Now let’s say Retail seller only sells 900 gallons of milk before vendor is required to pull soon outdated merchandise. This leaves the vendor to remove 100 gallons of milk from the shelves and loose profit. In turn the manufacturer is asked to credit the vendor for product not sold, and loss of profit remains to them as well.

How fast does a gallon of milk go in your house even if the “Expiration Date” is one day away?
Because its one day expired from the date listed, it’s still not considered un-drinkable right?
What about chips, bread, cookies or crackers? Just because the expiration date expired yesterday will you throw it away if it’s sitting on your shelf?
Now legally you as a retailer can not sell outdated products, but if the expiration date is one or two days away from expire date, you can sell for a price you name.

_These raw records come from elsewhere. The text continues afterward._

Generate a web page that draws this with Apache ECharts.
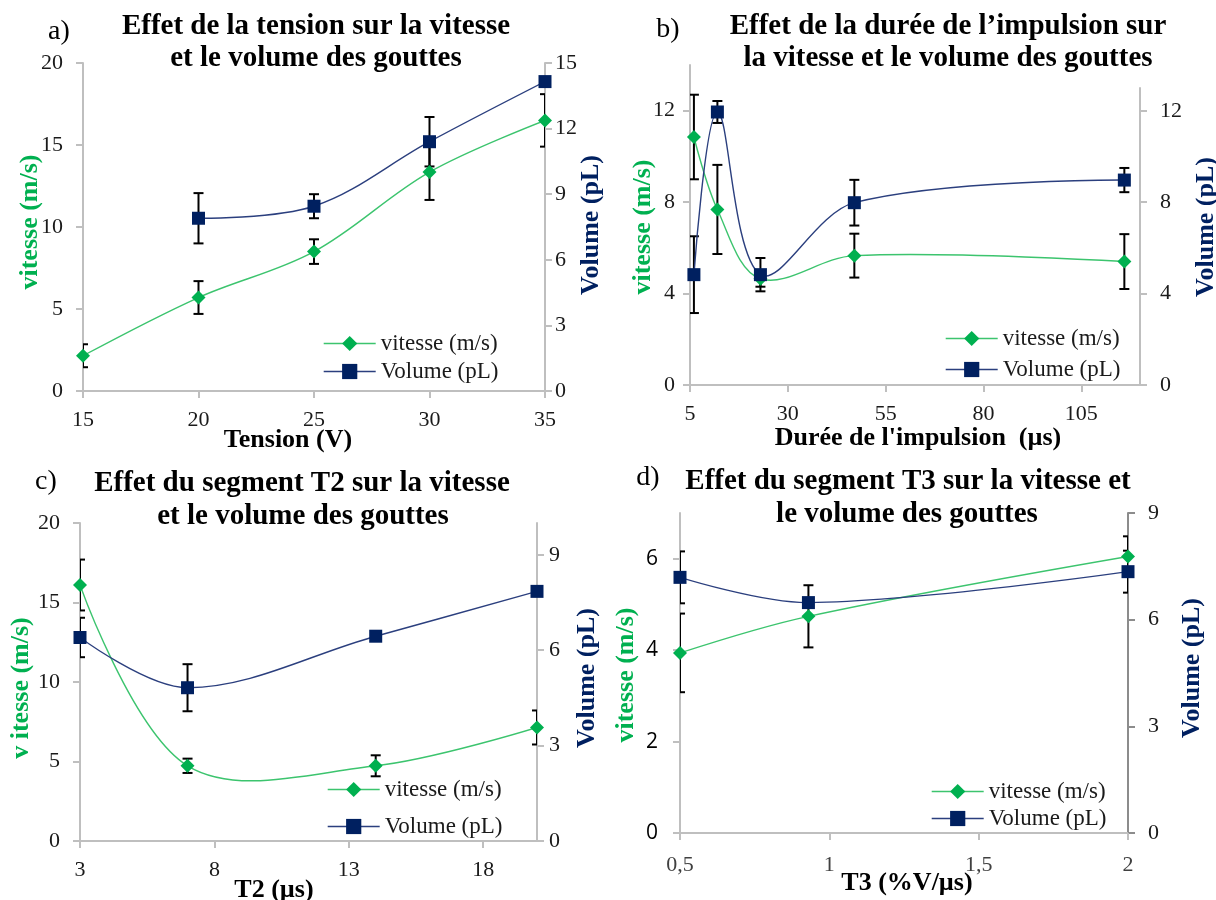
<!DOCTYPE html>
<html>
<head>
<meta charset="utf-8">
<style>html,body{margin:0;padding:0;background:#fff}#c{width:1216px;height:900px}</style>
<script src="https://cdn.jsdelivr.net/npm/echarts@6/dist/echarts.min.js"></script>
</head>
<body>
<div id="c"></div>
<script>
// ---- Panel a : tension ----
const tensionX = [15, 20, 25, 30, 35];
const vitesseA = [2.15, 5.7, 8.5, 13.35, 16.5];
const vitesseAErr = [0.7, 1.0, 0.75, 1.7, 1.6];
const volumeA = [null, 7.9, 8.45, 11.4, 14.15];
const volumeAErr = [null, 1.15, 0.55, 1.13, null];
// ---- Panel b : durée de l'impulsion ----
const dureeX = [6, 12, 23, 47, 116];
const vitesseB = [10.85, 7.68, 4.65, 5.66, 5.4];
const vitesseBErr = [1.85, 1.95, 0.35, 0.96, 1.2];
const volumeB = [4.83, 11.95, 4.83, 7.98, 8.97];
const volumeBErr = [1.68, 0.48, 0.73, 1.0, 0.53];
const dureeTicks = [5, 30, 55, 80, 105];
const bLeftTicks = [0, 4, 8, 12];
const bRightTicks = [0, 4, 8, 12];
// ---- Panel c : segment T2 ----
const t2X = [3, 7, 14, 20];
const vitesseC = [16.1, 4.73, 4.73, 7.14];
const vitesseCErr = [1.6, 0.45, 0.66, 1.07];
const volumeC = [6.4, 4.82, 6.44, 7.85];
const volumeCErr = [0.62, 0.74, null, null];
const t2Ticks = [3, 8, 13, 18];
const cRightTicks = [0, 3, 6, 9];
// ---- Panel d : segment T3 ----
const t3X = [0.5, 0.93, 2];
const vitesseD = [3.94, 4.74, 6.05];
const vitesseDErr = [0.86, 0.68, 0.44];
const volumeD = [7.19, 6.48, 7.35];
const volumeDErr = [0.73, null, 0.59];
const dLeftTicks = [0, 2, 4, 6];

const SERIF = "'Liberation Serif','Times New Roman',serif";
const GREEN = '#00b050', GREEN_LINE = '#3cc46e';
const NAVY = '#002060', NAVY_LINE = '#2b3f7e';
const AX = '#bfbfbf';
const SMOOTH = 0.35;

function pairs(xs, ys) {
  const out = [];
  xs.forEach((x, i) => { if (ys[i] != null) out.push([x, ys[i]]); });
  return out;
}
// markers (line itself is drawn by curveSeries)
function markerSeries(name, xs, ys, xi, yi) {
  const isV = name.startsWith('vitesse');
  return {
    type: 'line', name, xAxisIndex: xi, yAxisIndex: yi,
    data: pairs(xs, ys),
    symbol: isV ? 'diamond' : 'rect', symbolSize: isV ? 14 : 13,
    itemStyle: { color: isV ? GREEN : NAVY },
    lineStyle: { color: isV ? GREEN_LINE : NAVY_LINE, width: 1.4, opacity: 0 },
    z: 4
  };
}
// smoothed connecting curve, drawn from the data through the axes
function curveSeries(xs, ys, xi, yi, color) {
  const data = pairs(xs, ys);
  return {
    type: 'custom', name: 'curve', xAxisIndex: xi, yAxisIndex: yi, clip: true, silent: true, z: 3,
    encode: { x: 0, y: 1 }, data,
    renderItem(params, api) {
      if (params.dataIndexInside !== 0) return null;
      const pts = data.map(d => api.coord(d));
      return { type: 'polyline', shape: { points: pts, smooth: SMOOTH },
        style: { stroke: color, lineWidth: 1.4, fill: null } };
    }
  };
}
function errSeries(xs, ys, es, xi, yi) {
  const data = [];
  xs.forEach((x, i) => { if (ys[i] != null && es[i] != null) data.push([x, ys[i], es[i]]); });
  return {
    type: 'custom', name: 'err', xAxisIndex: xi, yAxisIndex: yi, clip: true, silent: true, z: 2,
    encode: { x: 0, y: 1 }, data,
    renderItem(params, api) {
      const x = api.value(0), y = api.value(1), e = api.value(2);
      const t = api.coord([x, y + e]), b = api.coord([x, y - e]);
      const hw = 5, st = { stroke: '#000', lineWidth: 2 };
      return { type: 'group', children: [
        { type: 'line', shape: { x1: t[0], y1: t[1], x2: b[0], y2: b[1] }, style: st },
        { type: 'line', shape: { x1: t[0] - hw, y1: t[1], x2: t[0] + hw, y2: t[1] }, style: st },
        { type: 'line', shape: { x1: b[0] - hw, y1: b[1], x2: b[0] + hw, y2: b[1] }, style: st }
      ]};
    }
  };
}
function baseAxis(extra) {
  const a = {
    type: 'value',
    axisLine: { show: true, onZero: false, lineStyle: { color: AX, width: 2 } },
    axisTick: { show: true, inside: false, length: 7, lineStyle: { color: AX, width: 2 } },
    axisLabel: { fontFamily: SERIF, fontSize: 22, color: '#1a1a1a' },
    splitLine: { show: false }
  };
  for (const k in extra) {
    if (typeof extra[k] === 'object' && !Array.isArray(extra[k]) && a[k]) a[k] = Object.assign({}, a[k], extra[k]);
    else a[k] = extra[k];
  }
  return a;
}

const grids = [
  { left: 83, top: 63, width: 462, height: 328 },
  { left: 690, top: 65, width: 450, height: 320 },
  { left: 690, top: 88, width: 450, height: 297 },
  { left: 80, top: 523, width: 457, height: 318 },
  { left: 680, top: 513, width: 448, height: 320 }
];

const xAxes = [
  baseAxis({ gridIndex: 0, min: 15, max: 35, interval: 5, axisLabel: { margin: 18 } }),
  baseAxis({ gridIndex: 1, min: 5, max: 120, axisTick: { customValues: dureeTicks }, axisLabel: { margin: 18, customValues: dureeTicks } }),
  baseAxis({ gridIndex: 2, min: 5, max: 120, show: false }),
  baseAxis({ gridIndex: 3, min: 3, max: 20, axisTick: { customValues: t2Ticks }, axisLabel: { margin: 18, customValues: t2Ticks } }),
  baseAxis({ gridIndex: 4, min: 0.5, max: 2, interval: 0.5, axisLabel: { margin: 21, color: '#404040', formatter: v => String(v).replace('.', ',') } })
];
const yAxes = [
  baseAxis({ gridIndex: 0, position: 'left', min: 0, max: 20, interval: 5, axisLabel: { margin: 20 } }),
  baseAxis({ gridIndex: 0, position: 'right', min: 0, max: 15, interval: 3, axisLabel: { margin: 10 } }),
  baseAxis({ gridIndex: 1, position: 'left', min: 0, max: 14, axisTick: { customValues: bLeftTicks }, axisLabel: { margin: 15, customValues: bLeftTicks } }),
  baseAxis({ gridIndex: 2, position: 'right', min: 0, max: 13, axisTick: { customValues: bRightTicks }, axisLabel: { margin: 20, customValues: bRightTicks } }),
  baseAxis({ gridIndex: 3, position: 'left', min: 0, max: 20, interval: 5, axisLabel: { margin: 20 } }),
  baseAxis({ gridIndex: 3, position: 'right', min: 0, max: 10, axisTick: { customValues: cRightTicks }, axisLabel: { margin: 12, customValues: cRightTicks } }),
  baseAxis({ gridIndex: 4, position: 'left', min: 0, max: 7, axisTick: { customValues: dLeftTicks }, axisLabel: { margin: 22, fontFamily: "'Open Sans',sans-serif", fontSize: 21, color: '#000', customValues: dLeftTicks } }),
  baseAxis({ gridIndex: 4, position: 'right', min: 0, max: 9, interval: 3, axisLine: { lineStyle: { color: '#8c8c8c', width: 2 } }, axisTick: { lineStyle: { color: '#8c8c8c', width: 2 } }, axisLabel: { margin: 20 } })
];

const V = 'vitesse (m/s)', VOL = 'Volume (pL)';
function panel(xs, vit, vitErr, vol, volErr, xi, xiR, yiL, yiR) {
  return [
    errSeries(xs, vit, vitErr, xi, yiL),
    errSeries(xs, vol, volErr, xiR, yiR),
    curveSeries(xs, vit, xi, yiL, GREEN_LINE),
    curveSeries(xs, vol, xiR, yiR, NAVY_LINE),
    markerSeries(V, xs, vit, xi, yiL),
    markerSeries(VOL, xs, vol, xiR, yiR)
  ];
}
const series = [].concat(
  panel(tensionX, vitesseA, vitesseAErr, volumeA, volumeAErr, 0, 0, 0, 1),
  panel(dureeX, vitesseB, vitesseBErr, volumeB, volumeBErr, 1, 2, 2, 3),
  panel(t2X, vitesseC, vitesseCErr, volumeC, volumeCErr, 3, 3, 4, 5),
  panel(t3X, vitesseD, vitesseDErr, volumeD, volumeDErr, 4, 4, 6, 7)
);

const LEG_TEXT = { fontFamily: SERIF, fontSize: 23, color: '#1a1a1a', fontWeight: 'normal' };
function legend(left, top, gap) {
  return {
    data: [
      { name: V, lineStyle: { color: GREEN_LINE, width: 1.4, opacity: 1 }, textStyle: LEG_TEXT },
      { name: VOL, lineStyle: { color: NAVY_LINE, width: 1.4, opacity: 1 }, textStyle: LEG_TEXT }
    ],
    orient: 'vertical', left, top, itemGap: gap, padding: 0,
    itemWidth: 52, itemHeight: 19, selectedMode: false,
    textStyle: LEG_TEXT
  };
}

function txt(x, y, text, opt) {
  opt = opt || {};
  return {
    type: 'text', x, y, rotation: opt.rot || 0, silent: true,
    style: {
      text, align: 'center', verticalAlign: 'middle',
      font: (opt.bold === false ? '' : 'bold ') + (opt.size || 26) + 'px ' + SERIF,
      fill: opt.color || '#000'
    }
  };
}
const R = Math.PI / 2;
const graphics = [
  txt(59, 32, 'a)', { bold: false, size: 28 }),
  txt(316, 27, 'Effet de la tension sur la vitesse', { size: 29 }),
  txt(316, 59, 'et le volume des gouttes', { size: 29 }),
  txt(30, 222, 'vitesse (m/s)', { rot: R, color: GREEN }),
  txt(591, 225, 'Volume (pL)', { rot: R, color: NAVY }),
  txt(288, 440, 'Tension (V)'),

  txt(668, 30, 'b)', { bold: false, size: 28 }),
  txt(948, 27, 'Effet de la durée de l’impulsion sur', { size: 29 }),
  txt(948, 59, 'la vitesse et le volume des gouttes', { size: 29 }),
  txt(643, 227, 'vitesse (m/s)', { rot: R, color: GREEN }),
  txt(1206, 227, 'Volume (pL)', { rot: R, color: NAVY }),
  txt(918, 438, "Durée de l'impulsion  (µs)"),

  txt(46, 482, 'c)', { bold: false, size: 28 }),
  txt(302, 484, 'Effet du segment T2 sur la vitesse', { size: 29 }),
  txt(303, 517, 'et le volume des gouttes', { size: 29 }),
  txt(21, 688, 'v itesse (m/s)', { rot: R, color: GREEN }),
  txt(587, 678, 'Volume (pL)', { rot: R, color: NAVY }),
  txt(274, 890, 'T2 (µs)'),

  txt(648, 478, 'd)', { bold: false, size: 28 }),
  txt(908, 482, 'Effet du segment T3 sur la vitesse et', { size: 29 }),
  txt(907, 515, 'le volume des gouttes', { size: 29 }),
  txt(626, 675, 'vitesse (m/s)', { rot: R, color: GREEN }),
  txt(1192, 668, 'Volume (pL)', { rot: R, color: NAVY }),
  txt(907, 883, 'T3 (%V/µs)')
];

const chart = echarts.init(document.getElementById('c'), null, { renderer: 'canvas' });
chart.setOption({
  animation: false,
  backgroundColor: '#fff',
  textStyle: { fontFamily: SERIF },
  grid: grids.map(g => Object.assign({ outerBoundsMode: 'none', containLabel: false }, g)),
  xAxis: xAxes,
  yAxis: yAxes,
  legend: [legend(323, 332, 5), legend(945, 327, 8), legend(327, 778, 14), legend(931, 780, 4)],
  series,
  graphic: { elements: graphics }
});
</script>
</body>
</html>
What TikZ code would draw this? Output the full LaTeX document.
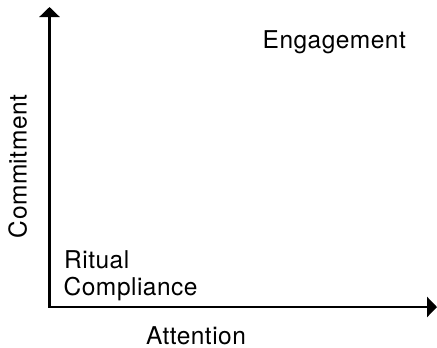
\documentclass[tikz,border=0pt]{standalone}
\usepackage{fontspec}
\setmainfont{TeX Gyre Heros}[LetterSpace=2]
\usetikzlibrary{arrows.meta}
\tikzset{
  axis/.style={line width=2.5bp, line join=miter, {Triangle[length=10bp,width=20bp]}-{Triangle[length=10bp,width=20bp]}},
  lbl/.style={inner sep=0pt, font=\fontsize{24.5bp}{29bp}\selectfont, text=black}
}
\begin{document}
\begin{tikzpicture}[x=1bp,y=-1bp]
\useasboundingbox (0,0) rectangle (437,347);
\coordinate (Y) at (49.5,7);
\coordinate (O) at (49.5,307);
\coordinate (X) at (437,307);
\draw[axis] (Y) -- (O) -- (X);
\node[lbl, anchor=base west] (eng) at (262.5,48) {Engagement};
\node[lbl, anchor=base west] (rit) at (64,268) {Ritual};
\node[lbl, anchor=base west] (com) at (63.5,295.5) {Compliance};
\node[lbl, anchor=base] (att) at (196,344) {Attention};
\node[lbl, anchor=base, rotate=90] (cmt) at (26.5,166.5) {Commitment};
\end{tikzpicture}
\end{document}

With a little of real early morning leg work most of the time it will require it at first, you can catch the local vendors when they are restocking retailer shelves as well as removing older stock. From 7-11 stores to your local supermarket the vendors are out there! Now imagine if you will, talking to the vendor and letting them know that the product they are removing that is still sellable from a particular retailer or retailers those items can still be sold at your store.
A vendor will be more than happy to sell you these items for a fraction of their original cost just to make a profit on what they might never have gotten for items not sold at all.

1)Vendor removes close to outdated merchandise from large retailer shelves.
2)Vendor re-stocks your $1.00 store shelves with same merchandise. (You never pay for
freight of merchandise, or labor to re-stock shelves)
3)Customers find merchandise for $1.00 while telling friends and family where to get the
merchandise for cheap.
A vendor would rather make a little money from merchandise than not at all! Go out and in the wee early hours of the morning talk to the vendors. You can find them easy because their trucks are parked just outside the door of major retailers!

What you get from this, is well, a reduction in what you have to purchase from your usual wholesalers, reducing your freight cost, reducing labor cost of stocking shelves, and offer a more immediate important product line to your customers needs.

Vendors keep your shelved stock fresh, and you get more customers in these trying times!